The HCV genome shows remarkable sequence variation, as demonstrated by the large number of identified genotypes [55]. However, conservation of certain amino acids or of their physiochemical properties among different HCV genotypes, strains or quasispecies variants, indicates that they are needed to maintain a vital protein function, or that they confer a significant survival advantage. Residues within the hydrophobic protein core that are required for protein stability and folding are mostly conserved. Amino acids located at the protein surface are more variable and have the potential to mediate interactions with the host. In this work, structural analysis of an NS5B model protein has shown that the variant amino acids are located mainly in the so-called palm domain, which contains most of the conserved structural elements of the active site that are common to all polymerases.
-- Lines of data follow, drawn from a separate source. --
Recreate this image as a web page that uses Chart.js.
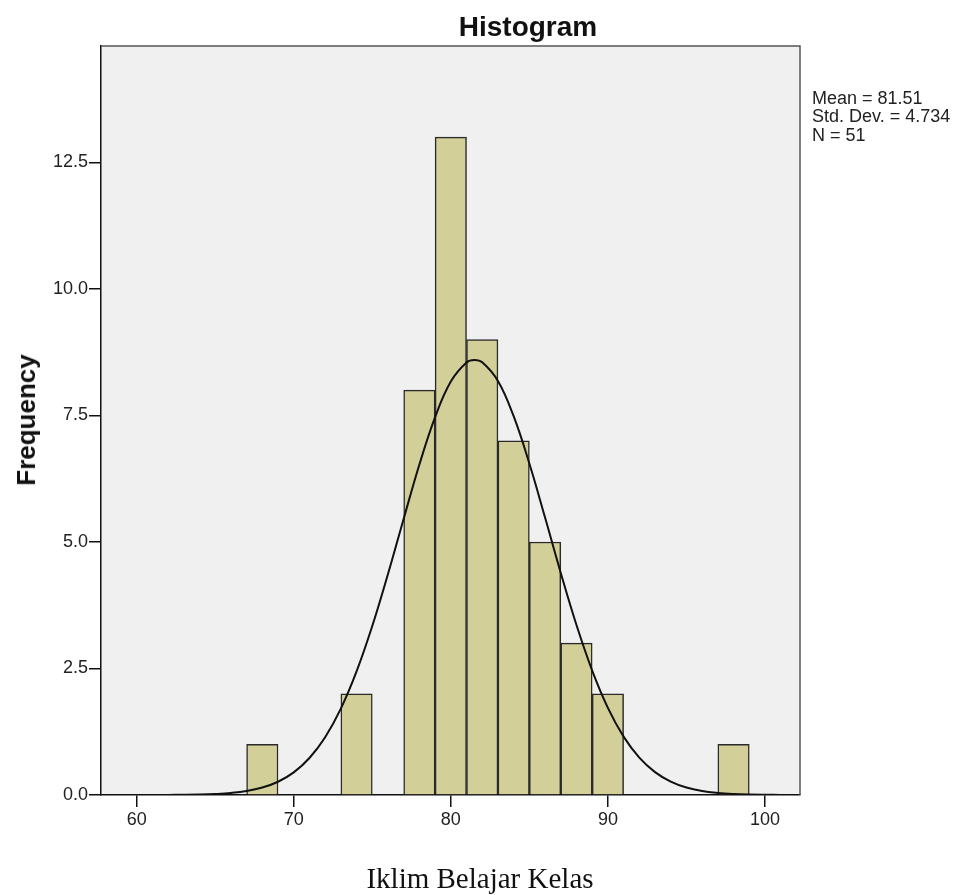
<!DOCTYPE html>
<html>
<head>
<meta charset="utf-8">
<script src="https://cdn.jsdelivr.net/npm/chart.js@4"></script>
<style>
    html, body { margin: 0; padding: 0; background: #fff; }
    #wrap { position: relative; width: 961px; height: 895px; }
    #chart { position: absolute; left: 0; top: 0; }
    .txt { position: absolute; white-space: nowrap; color: #111; line-height: 1; }
    #title { left: 528px; top: 11px; transform: translateX(-50%); font: bold 28px "Liberation Sans", Arial, sans-serif; }
    #stats { left: 812px; top: 89px; font: 18px "Liberation Sans", Arial, sans-serif; line-height: 18.3px; color: #222; }
    #ylabel { left: 24px; top: 420px; transform: translate(-50%, -50%) rotate(-90deg); font: bold 26px "Liberation Sans", Arial, sans-serif; height: 26px; }
    #xlabel { left: 480px; top: 862px; transform: translateX(-50%); font: 29px "Liberation Serif", "Times New Roman", serif; }
</style>
</head>
<body>
<div id="wrap">
    <canvas id="chart" width="961" height="895"></canvas>
    <div class="txt" id="title">Histogram</div>
    <div class="txt" id="stats">Mean = 81.51<br>Std. Dev. = 4.734<br>N = 51</div>
    <div class="txt" id="ylabel">Frequency</div>
    <div class="txt" id="xlabel">Iklim Belajar Kelas</div>
</div>
<script>
// histogram bins (width 2), centre of each bin and its count
const binCenters = [68, 74, 78, 80, 82, 84, 86, 88, 90, 98];
const frequencies = [1, 2, 8, 13, 9, 7, 5, 3, 2, 1];

// normal curve
const curveX = [58, 59, 60, 61, 62, 63, 64, 65, 66, 67, 68, 69, 70, 71, 72, 73, 74, 75, 76, 77, 78, 79,
    80, 81, 81.5, 82, 83, 84, 85, 86, 87, 88, 89, 90, 91, 92, 93, 94, 95, 96, 97, 98, 99, 100, 101, 102];
const curveY = [0, 0, 0.0003, 0.0007, 0.0018, 0.004, 0.009, 0.02, 0.04, 0.078, 0.147, 0.262, 0.447, 0.731,
    1.142, 1.708, 2.443, 3.339, 4.367, 5.46, 6.53, 7.468, 8.17, 8.546, 8.596, 8.55, 8.181, 7.485, 6.55, 5.482,
    4.388, 3.358, 2.459, 1.722, 1.153, 0.738, 0.452, 0.265, 0.148, 0.079, 0.041, 0.02, 0.009, 0.004, 0.0017, 0.0007];

const xTicks = [60, 70, 80, 90, 100];
const yTicks = [0, 2.5, 5, 7.5, 10, 12.5];

const tickFont = { family: 'Liberation Sans', size: 18 };

const plotFrame = {
    id: 'plotFrame',
    beforeDraw(chart) {
        const { ctx, chartArea: a } = chart;
        ctx.save();
        ctx.fillStyle = '#f0f0f0';
        ctx.fillRect(a.left, a.top, a.right - a.left, a.bottom - a.top);
        ctx.restore();
    },
    afterDraw(chart) {
        const { ctx, chartArea: a } = chart;
        ctx.save();
        ctx.strokeStyle = '#555';
        ctx.lineWidth = 1.5;
        ctx.beginPath();
        ctx.moveTo(a.left, a.top);
        ctx.lineTo(a.right, a.top);
        ctx.lineTo(a.right, a.bottom);
        ctx.stroke();
        ctx.restore();
    }
};

new Chart(document.getElementById('chart'), {
    type: 'bar',
    data: {
        datasets: [
            {
                type: 'line',
                data: curveX.map((x, i) => ({ x, y: curveY[i] })),
                borderColor: '#111',
                borderWidth: 2,
                pointRadius: 0,
                tension: 0.4,
                order: 0
            },
            {
                type: 'bar',
                data: binCenters.map((x, i) => ({ x, y: frequencies[i] })),
                backgroundColor: '#d3cf98',
                borderColor: '#2a2a2a',
                borderWidth: 1.5,
                categoryPercentage: 1,
                barPercentage: 1,
                order: 1
            }
        ]
    },
    options: {
        responsive: false,
        animation: false,
        layout: { padding: { left: 0, right: 161, top: 46, bottom: 0 } },
        plugins: { legend: { display: false }, tooltip: { enabled: false } },
        scales: {
            x: {
                type: 'linear',
                min: 57.73,
                max: 102.23,
                offset: false,
                afterBuildTicks: s => { s.ticks = xTicks.map(v => ({ value: v })); },
                afterFit: s => { s.height = 100; },
                grid: { offset: false, drawOnChartArea: false, tickLength: 12, color: '#111', lineWidth: 1.5 },
                border: { color: '#111', width: 1.5 },
                ticks: { font: tickFont, color: '#222', padding: 2, maxRotation: 0 }
            },
            y: {
                min: 0,
                max: 14.8,
                afterBuildTicks: s => { s.ticks = yTicks.map(v => ({ value: v })); },
                afterFit: s => { s.width = 101; },
                grid: { drawOnChartArea: false, tickLength: 12, color: '#111', lineWidth: 1.5 },
                border: { color: '#111', width: 1.5 },
                ticks: { font: tickFont, color: '#222', padding: 1, callback: v => Number(v).toFixed(1) }
            }
        }
    },
    plugins: [plotFrame]
});
</script>
</body>
</html>
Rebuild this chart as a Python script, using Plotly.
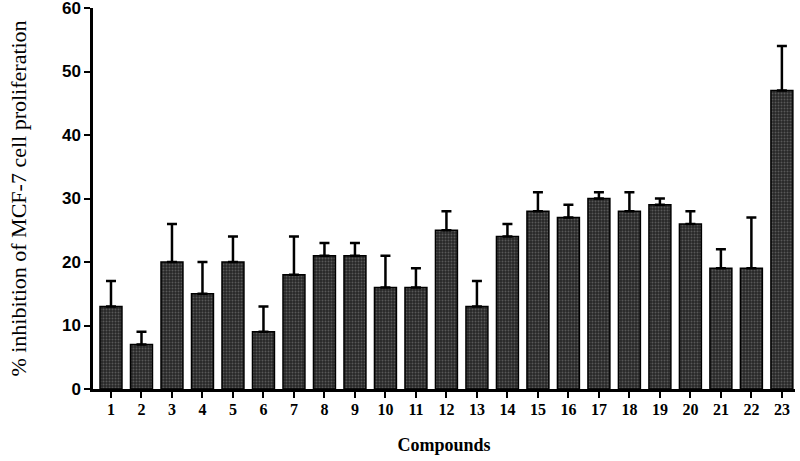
import plotly.graph_objects as go

compounds = [str(i) for i in range(1, 24)]
inhibition = [13, 7, 20, 15, 20, 9, 18, 21, 21, 16, 16, 25, 13, 24, 28, 27, 30, 28, 29, 26, 19, 19, 47]
error_up = [4, 2, 6, 5, 4, 4, 6, 2, 2, 5, 3, 3, 4, 2, 3, 2, 1, 3, 1, 2, 3, 8, 7]
y_ticks = [0, 10, 20, 30, 40, 50, 60]

x_pos = list(range(1, len(compounds) + 1))

fig = go.Figure(go.Bar(
    x=x_pos,
    y=inhibition,
    width=0.72,
    marker=dict(
        color="#262626",
        line=dict(color="black", width=1.5),
        pattern=dict(shape=".", fgcolor="#8a8a8a", size=3, solidity=0.35),
    ),
    error_y=dict(type="data", array=error_up, arrayminus=[0] * len(error_up),
                 symmetric=False, color="black", thickness=2.5, width=5),
))

fig.update_layout(
    width=800, height=461,
    margin=dict(l=93, r=5, t=8, b=72, autoexpand=False),
    plot_bgcolor="white", paper_bgcolor="white",
    showlegend=False,
    xaxis=dict(
        range=[0.41, 23.43],
        tickmode="array", tickvals=x_pos, ticktext=compounds,
        showline=True, linecolor="black", linewidth=2.5,
        ticks="outside", ticklen=6, tickwidth=2, tickcolor="black",
        ticklabelstandoff=-2,
        tickfont=dict(family="Liberation Serif", size=16, color="black", weight="bold"),
        title=dict(text="<b>Compounds</b>", font=dict(family="Liberation Serif", size=18, color="black"), standoff=22),
        showgrid=False, zeroline=False,
    ),
    yaxis=dict(
        range=[0, 60],
        tickmode="array", tickvals=y_ticks,
        showline=True, linecolor="black", linewidth=2.5,
        ticks="outside", ticklen=6, tickwidth=2, tickcolor="black",
        ticklabeloverflow="allow",
        tickfont=dict(family="Liberation Sans", size=17, color="black", weight="bold"),
        title=dict(text="% inhibition of MCF-7 cell proliferation",
                   font=dict(family="Liberation Serif", size=22, color="black"), standoff=30),
        showgrid=False, zeroline=False,
    ),
)

fig.write_html("out.html", config={"displayModeBar": False},
               post_script="document.body.style.margin='0';document.body.style.overflow='hidden';")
This subdomain is important for the formation of the catalytic cavity and provides conformational changes of the polymerase molecules at different stages of replication [56].

Of the eight variant positions, positions 219 and 221 are predicted to be important for the maintenance of a proper protein fold. Interestingly, as shown in the protein sequence alignment in Fig. S5, all but three sequences have the variant amino acid at both positions. The same is true at position 307, where the presence of Gly (and, in one sequence, Ser) instead of the reference residue Gln can be observed.

The HCV NS5B contains all of the sequence motifs, designated as motifs A-F, that are highly conserved in all known RNA-dependent RNA polymerases [57]. Variant positions 219 and 221 are included in the A motif (from residue 213 to 228), which includes the catalytic pocket of the enzyme (from Asp220 to Asp225). The A motif is well described in the literature [58, 59], and the residues Asp220 and Thr221 (variant position in this work) are strictly conserved in the seven HCV genotypes. HCV NS5B requires divalent metal cations, Mg2+ or Mn2+, for the ligation of ribonucleoside triphosphate. The essential residues for metal binding are Asp220 and the carbonyl group of the Thr221 peptide backbone, which coordinate metal ions in the structure of ternary complexes with nucleic acid polymers and nucleotide substrates [60]. Moreover, two other variant positions (330 and 334) are located in a conserved motif termed D (residues from 326 to 347), forming the core structure of the palm subdomain. Motif D is highly conserved at the amino acid level within the HCV-1 genotype, and to a lesser extent within the other genotypes. Indeed, in recent work [61] investigating the natural polymorphism among different HCV genotypes, it was found that some variant positions characteristic of our dataset are, instead, reference positions in other HCV genotypes. For example, at position 304 we observed an Arg in place of a Lys that is the reference amino acid for HCV subtype 1b. Similarly, for position 307, our variant Gly is present in HCV genotypes 1a, 2 and 7, while the variant Glu found at position 330 is found among sequences from HCV genotypes 2, 4 and 7. Although in silico mutagenesis and structural inspection do not allow us to predict with reasonable certainty the biological effect of these mutations, these variations are in regions of NS5B that are already known to be involved in protein function. Therefore, all of the presented results can represent a framework for future site-directed mutagenesis experiments aimed at investigating the effect of point mutations on NS5B function. This study provides an estimate of the evolutionary history of HCV genotype 3a, the most prevalent genotype in Montenegro among IDUs. These data could represent the basis for further strategies aimed to improve disease management and development of surveillance programs in high-risk populations.